Apologies, I though that subscriptions were created by the users from the plugin. If that's controlled from the Gitlab side, why do we check channel permissions?

mickmister commented 9 months ago

@fmartingr I'm not sure what you mean by "channel permissions"

The webhook is set up by a GitLab admin, so the webhook is then essentially a firehose of all projects it is configured for. On our end when a subscription is made, it is tied to a given project, so our plugin checks that a given user creating a MM-side subscription has access to the project that they are subscribing to. It also checks their access whenever a webhook event comes in, which this issue was suggesting we make optional.

fmartingr commented 9 months ago

@mickmister Understood now, I was a bit lost on how the data was handled in this interactions. If that's the case and the user creates a subscription but the data comes from this firehose webhook, I'm against removing the check. If I'm still mistaken in how all this works together I would need to review the code before making any more comments 😅

Kshitij-Katiyar commented 3 months ago

Hey @wiggin77, Should we proceed with implementing Mickmister's suggestion?

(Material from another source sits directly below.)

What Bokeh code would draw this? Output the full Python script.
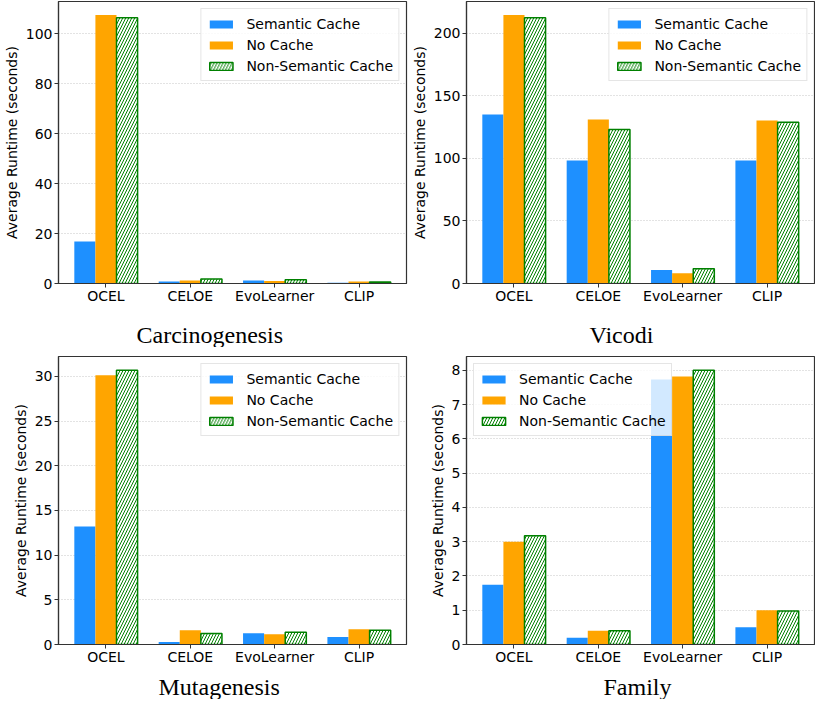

Introducing a plugin configuration variable, EnableWebhookProjectAccessCheck, will necessitate adding a new slash command to update the value of this configuration variable.

Just to confirm, the check we plan to bypass based on the configuration variable is the one linked here, correct?

wiggin77 commented 3 months ago

Should we proceed with implementing Mickmister's suggestion?

@Kshitij-Katiyar No, I don't think a case has been made to turn off this check to fix a problem we don't thoroughly understand.